═══ Material ═══

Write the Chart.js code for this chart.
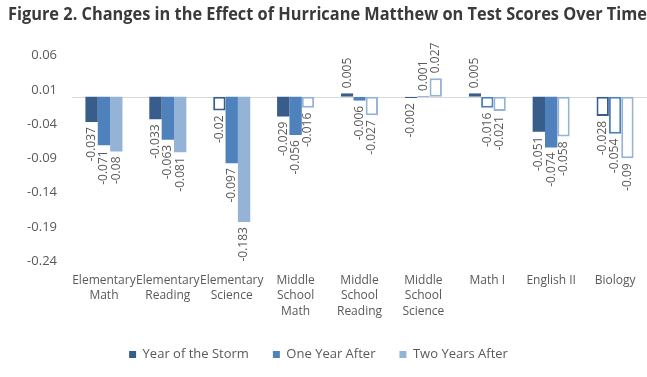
<!DOCTYPE html>
<html>
<head>
<meta charset="utf-8">
<script src="https://cdn.jsdelivr.net/npm/chart.js@4/dist/chart.umd.min.js"></script>
<style>
  html, body { margin: 0; padding: 0; background: #fff; }
  #wrap { width: 647px; height: 377px; position: relative; }
</style>
</head>
<body>
<div id="wrap"><canvas id="scores-chart"></canvas></div>
<script>
const categories = [
  ['Elementary', 'Math'], ['Elementary', 'Reading'], ['Elementary', 'Science'],
  ['Middle', 'School', 'Math'], ['Middle', 'School', 'Reading'], ['Middle', 'School', 'Science'],
  'Math I', 'English II', 'Biology'
]
const yearOfStorm = [-0.037, -0.033, -0.02, -0.029, 0.005, -0.002, 0.005, -0.051, -0.028]
const oneYearAfter = [-0.071, -0.063, -0.097, -0.056, -0.006, 0.001, -0.016, -0.074, -0.054]
const twoYearsAfter = [-0.08, -0.081, -0.183, -0.016, -0.027, 0.027, -0.021, -0.058, -0.09]
// 1 = drawn as hollow outline in the original
const yearOfStormHollow = [0, 0, 1, 0, 1, 1, 1, 0, 1]
const oneYearAfterHollow = [0, 0, 0, 0, 1, 1, 1, 0, 1]
const twoYearsAfterHollow = [0, 0, 0, 1, 1, 1, 1, 1, 1]
const yTicks = [-0.24, -0.19, -0.14, -0.09, -0.04, 0.01, 0.06]

const gray = '#595959'

function series(label, data, hollow, color) {
  return {
    label,
    data,
    color,
    backgroundColor: hollow.map(h => h ? '#ffffff' : color),
    borderColor: color,
    borderWidth: hollow.map(h => h ? 2 : 0),
    borderSkipped: false,
    categoryPercentage: 0.58,
    barPercentage: 1
  }
}

const zeroLine = {
  id: 'zeroLine',
  beforeDatasetsDraw(chart) {
    const { ctx, chartArea } = chart
    const y = Math.round(chart.scales.y.getPixelForValue(0)) + 0.5
    ctx.save()
    ctx.strokeStyle = '#d9d9d9'
    ctx.lineWidth = 1
    ctx.beginPath()
    ctx.moveTo(chartArea.left, y)
    ctx.lineTo(chartArea.right, y)
    ctx.stroke()
    ctx.restore()
  }
}

const barLabels = {
  id: 'barLabels',
  afterDatasetsDraw(chart) {
    const ctx = chart.ctx
    ctx.save()
    ctx.font = '12px "Open Sans"'
    ctx.fillStyle = gray
    ctx.textBaseline = 'middle'
    chart.data.datasets.forEach((ds, i) => {
      chart.getDatasetMeta(i).data.forEach((bar, j) => {
        const v = ds.data[j]
        ctx.save()
        ctx.translate(bar.x, v < 0 ? bar.y + 5 : bar.y - 5)
        ctx.rotate(-Math.PI / 2)
        ctx.textAlign = v < 0 ? 'right' : 'left'
        ctx.fillText(String(v), 0, 0)
        ctx.restore()
      })
    })
    ctx.restore()
  }
}

// the legend in the original sits a little left of the canvas centre
const legendShift = {
  id: 'legendShift',
  afterLayout(chart) {
    chart.legend.left -= 9
    chart.legend.right -= 9
  }
}

new Chart(document.getElementById('scores-chart'), {
  type: 'bar',
  data: {
    labels: categories,
    datasets: [
      series('Year of the Storm', yearOfStorm, yearOfStormHollow, '#385d8a'),
      series('One Year After', oneYearAfter, oneYearAfterHollow, '#4f81bd'),
      series('Two Years After', twoYearsAfter, twoYearsAfterHollow, '#95b3d7')
    ]
  },
  options: {
    responsive: true,
    maintainAspectRatio: false,
    animation: false,
    layout: { padding: { left: 8, right: 0, top: 2, bottom: 6 } },
    plugins: {
      title: {
        display: true,
        text: 'Figure 2. Changes in the Effect of Hurricane Matthew on Test Scores Over Time',
        align: 'start',
        color: '#3a3a3a',
        font: { family: '"Liberation Sans Narrow", "Open Sans"', size: 18, weight: 'bold' },
        padding: { top: 2, bottom: 30 }
      },
      legend: {
        position: 'bottom',
        labels: {
          color: gray,
          font: { family: '"Open Sans"', size: 13 },
          boxWidth: 7,
          boxHeight: 7,
          padding: 24,
          generateLabels: chart => chart.data.datasets.map((ds, i) => ({
            text: ds.label,
            fillStyle: ds.color,
            strokeStyle: ds.color,
            lineWidth: 0,
            fontColor: gray,
            datasetIndex: i
          }))
        }
      },
      tooltip: { enabled: false }
    },
    scales: {
      x: {
        grid: { display: false, drawTicks: false },
        border: { display: false },
        afterFit(scale) { scale.height -= 7 },
        ticks: {
          color: gray,
          font: { family: '"Open Sans"', size: 12, lineHeight: 1.33 },
          padding: 11,
          maxRotation: 0,
          minRotation: 0,
          autoSkip: false
        }
      },
      y: {
        min: -0.24,
        max: 0.06,
        grid: { display: false, drawTicks: false },
        border: { display: false },
        afterFit(scale) { scale.width = 64 },
        afterBuildTicks(scale) { scale.ticks = yTicks.map(value => ({ value })) },
        ticks: {
          color: gray,
          font: { family: '"Open Sans"', size: 13 },
          padding: 15,
          callback: v => String(v)
        }
      }
    }
  },
  plugins: [zeroLine, barLabels, legendShift]
})
</script>
</body>
</html>
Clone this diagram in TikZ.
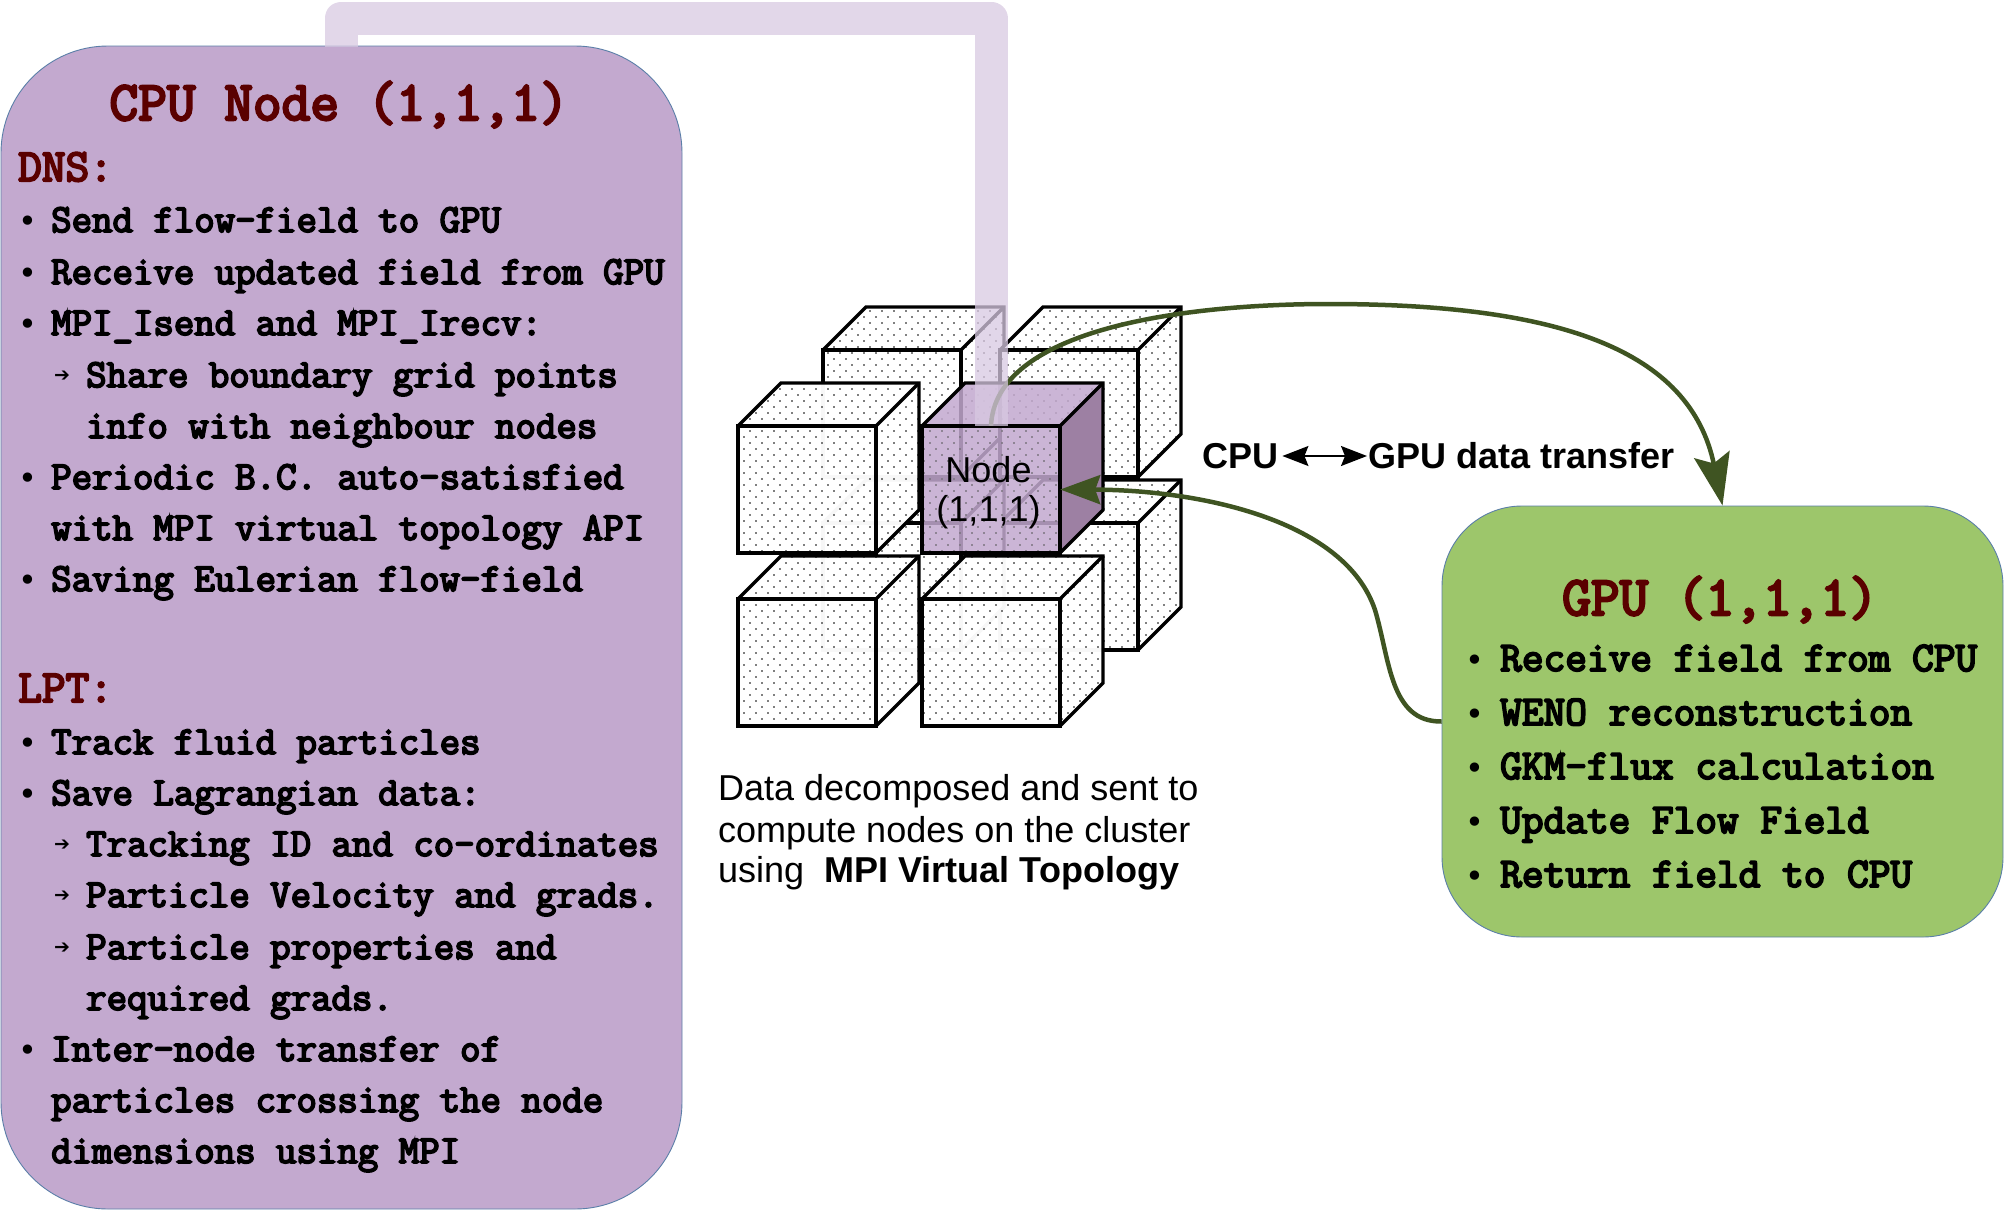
\documentclass[tikz,border=0pt]{standalone}
\usepackage{fontspec}
\setmainfont{Liberation Sans}
\newfontfamily\symfont{DejaVu Sans}
\setmonofont{Latin Modern Mono}[BoldFont=Latin Modern Mono,BoldFeatures={FakeBold=4.5}]
\usetikzlibrary{arrows.meta}
\definecolor{cpufill}{HTML}{C3A9CF}
\definecolor{gpufill}{HTML}{9DC66B}
\definecolor{boxline}{HTML}{5B7FA8}
\definecolor{heading}{HTML}{5A0000}
\definecolor{linkgreen}{HTML}{3F5422}
\definecolor{pipecol}{RGB}{216,201,226}
\definecolor{sidepurple}{HTML}{9D80A3}
\tikzset{
  x=1pt,y=-1pt,
  cpubox/.style={draw=boxline,line width=0.9pt,fill=cpufill,rounded corners=107pt,minimum width=681pt,minimum height=1163pt,inner sep=0pt},
  gpubox/.style={draw=boxline,line width=0.9pt,fill=gpufill,rounded corners=80pt,minimum width=561pt,minimum height=431pt,inner sep=0pt},
  monoline/.style={anchor=base west,inner sep=0pt,font=\fontsize{39.7}{40}\selectfont\ttfamily\bfseries},
  gpuline/.style={anchor=base west,inner sep=0pt,font=\fontsize{42.1}{43}\selectfont\ttfamily\bfseries},
  headline/.style={monoline,text=heading,font=\fontsize{46}{46}\selectfont\ttfamily\bfseries},
  titleline/.style={anchor=base,inner sep=0pt,text=heading,font=\fontsize{55.7}{56}\selectfont\ttfamily\bfseries},
  sansline/.style={anchor=base west,inner sep=0pt,font=\fontsize{36}{36}\selectfont},
  boldline/.style={anchor=base west,inner sep=0pt,font=\fontsize{36}{36}\selectfont\bfseries},
  bulletmark/.style={anchor=base west,inner sep=0pt,font=\fontsize{32}{32}\selectfont\symfont},
  arrowmark/.style={anchor=base west,inner sep=0pt,font=\fontsize{19}{19}\selectfont\symfont},
  link/.style={draw=linkgreen,line width=4.5pt},
  edgeblack/.style={draw=black,line width=3.3pt,line join=miter},
}
% dots on a staggered lattice: 12 across, rows 6 apart
\newcommand{\dotgrid}[5]{%
  \pgfmathtruncatemacro\jst{(#2-5)/6}%
  \pgfmathtruncatemacro\ist{#1/12}%
  \foreach \j in {0,...,#4}{%
    \pgfmathsetmacro\yy{5+6*(\jst+\j)}%
    \pgfmathsetmacro\xo{12*\ist+6*mod(\jst+\j,2)}%
    \foreach \i in {0,...,#3}{\fill[#5] (\xo+12*\i,\yy) circle (0.95pt);}%
  }%
}
\newcommand{\cubeshape}[3]{%
  \fill[white,fill opacity=#3] (#1,#2) -- ++(43,-43) -- ++(138,0) -- ++(0,127) -- ++(-43,43) -- ++(-138,0) -- cycle;
  \begin{scope}
    \clip (#1,#2) -- ++(43,-43) -- ++(138,0) -- ++(0,127) -- ++(-43,43) -- ++(-138,0) -- cycle;
    \dotgrid{#1}{#2-43}{16}{29}{black}
  \end{scope}
  \draw[edgeblack] (#1,#2) rectangle ++(138,127);
  \draw[edgeblack] (#1,#2) -- ++(43,-43) -- ++(138,0) -- ++(0,127) -- ++(-43,43);
  \draw[edgeblack] (#1+138,#2) -- ++(43,-43);
}
\begin{document}
\begin{tikzpicture}
\useasboundingbox (0,0) rectangle (2004,1210);
% back cubes
\cubeshape{823}{350}{1}
\cubeshape{1000}{350}{1}
\cubeshape{1000}{523}{1}
\cubeshape{823}{523}{1}
% front cubes
\cubeshape{738}{426}{.97}
\cubeshape{738}{599}{.97}
\cubeshape{922}{599}{.97}
% highlighted node cube
\fill[cpufill,fill opacity=.85] (922,426) -- ++(43,-43) -- ++(138,0) -- ++(-43,43) -- cycle;
\fill[sidepurple] (1060,426) -- ++(43,-43) -- ++(0,127) -- ++(-43,43) -- cycle;
\fill[cpufill,fill opacity=.85] (922,426) rectangle ++(138,127);
\begin{scope}
  \clip (922,426) rectangle ++(138,127);
  \dotgrid{922}{426}{12}{22}{black!60}
\end{scope}
\draw[edgeblack] (922,426) rectangle ++(138,127);
\draw[edgeblack] (922,426) -- ++(43,-43) -- ++(138,0) -- ++(0,127) -- ++(-43,43);
\draw[edgeblack] (1060,426) -- ++(43,-43);
\node[minimum width=138pt,minimum height=127pt,inner sep=0pt] (n111) at (991,489.5) {};
\node[inner sep=0pt,align=center,font=\fontsize{36}{40}\selectfont] (n111text) at (988.5,493) {Node\\[-1pt](1,1,1)};
% boxes
\node[cpubox] (cpu) at (341.5,627.5) {};
\node[gpubox] (gpu) at (1722.5,721.5) {};
% curve CPU side to GPU
\draw[link,-{Stealth[length=52pt,width=36pt,inset=9pt,fill=linkgreen]}] (n111.north) .. controls (995,330) and (1180,304) .. (1329,304) .. controls (1560,304) and (1690,350) .. (gpu.north);
% pipe
\coordinate (pipetop) at (991,426);
\coordinate (pipecpu) at (341,47);
\draw[pipecol,draw opacity=.75,line width=33pt,line join=round] (pipecpu) -- (341,18) -- (991,18) -- (pipetop);
% curve GPU to node
\draw[link,-{Stealth[length=40pt,width=29pt,inset=5pt,fill=linkgreen]}] (gpu.west) .. controls (1390,722) and (1390,660) .. (1375,610) .. controls (1345,520) and (1200,490) .. (n111.east);
% CPU texts
\node[titleline] (t0) at (339,120) {CPU Node (1,1,1)};
\node[headline] (t1) at (18,181) {DNS:};
\node[bulletmark] (b1) at (18,232) {•};
\node[monoline] (t2) at (51,232) {Send flow-field to GPU};
\node[bulletmark] (b2) at (18,284) {•};
\node[monoline] (t3) at (51,284) {Receive updated field from GPU};
\node[bulletmark] (b3) at (18,335) {•};
\node[monoline] (t4) at (51,335) {MPI\_Isend and MPI\_Irecv:};
\node[arrowmark] (a1) at (54,381) {➔};
\node[monoline] (t5) at (86,387) {Share boundary grid points};
\node[monoline] (t6) at (86,438) {info with neighbour nodes};
\node[bulletmark] (b4) at (18,489) {•};
\node[monoline] (t7) at (51,489) {Periodic B.C. auto-satisfied};
\node[monoline] (t8) at (51,540) {with MPI virtual topology API};
\node[bulletmark] (b5) at (18,591) {•};
\node[monoline] (t9) at (51,591) {Saving Eulerian flow-field};
\node[headline] (t10) at (18,702) {LPT:};
\node[bulletmark] (b6) at (18,754) {•};
\node[monoline] (t11) at (51,754) {Track fluid particles};
\node[bulletmark] (b7) at (18,805) {•};
\node[monoline] (t12) at (51,805) {Save Lagrangian data:};
\node[arrowmark] (a2) at (54,850) {➔};
\node[monoline] (t13) at (86,856) {Tracking ID and co-ordinates};
\node[arrowmark] (a3) at (54,901) {➔};
\node[monoline] (t14) at (86,907) {Particle Velocity and grads.};
\node[arrowmark] (a4) at (54,953) {➔};
\node[monoline] (t15) at (86,959) {Particle properties and};
\node[monoline] (t16) at (86,1010) {required grads.};
\node[bulletmark] (b8) at (18,1061) {•};
\node[monoline] (t17) at (51,1061) {Inter-node transfer of};
\node[monoline] (t18) at (51,1112) {particles crossing the node};
\node[monoline] (t19) at (51,1163) {dimensions using MPI};
% GPU texts
\node[titleline] (g0) at (1720,615) {GPU (1,1,1)};
\node[bulletmark] (gb1) at (1465,671) {•};
\node[gpuline] (g1) at (1500,671) {Receive field from CPU};
\node[bulletmark] (gb2) at (1465,725) {•};
\node[gpuline] (g2) at (1500,725) {WENO reconstruction};
\node[bulletmark] (gb3) at (1465,779) {•};
\node[gpuline] (g3) at (1500,779) {GKM-flux calculation};
\node[bulletmark] (gb4) at (1465,833) {•};
\node[gpuline] (g4) at (1500,833) {Update Flow Field};
\node[bulletmark] (gb5) at (1465,887) {•};
\node[gpuline] (g5) at (1500,887) {Return field to CPU};
% labels
\node[boldline] (lcpu) at (1202,468) {CPU};
\node[boldline] (lgpu) at (1368,468) {GPU data transfer};
\draw[black,line width=1.5pt,{Stealth[length=26pt,width=20pt,inset=4pt]}-{Stealth[length=26pt,width=20pt,inset=4pt]}] (lcpu.east |- 0,456) ++(4,0) coordinate (la) -- (1367,456) coordinate (lb);
% caption
\node[sansline] (c1) at (718,800) {Data decomposed and sent to};
\node[sansline] (c2) at (718,842) {compute nodes on the cluster};
\node[sansline] (c3) at (718,882) {using \ \textbf{MPI Virtual Topology}};
\end{tikzpicture}
\end{document}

═══

Exercise>
Pick out the lines that have the word "this". Copy them all.

Exercise response>
Write the Chart.js code for this chart.
Clone this diagram in TikZ.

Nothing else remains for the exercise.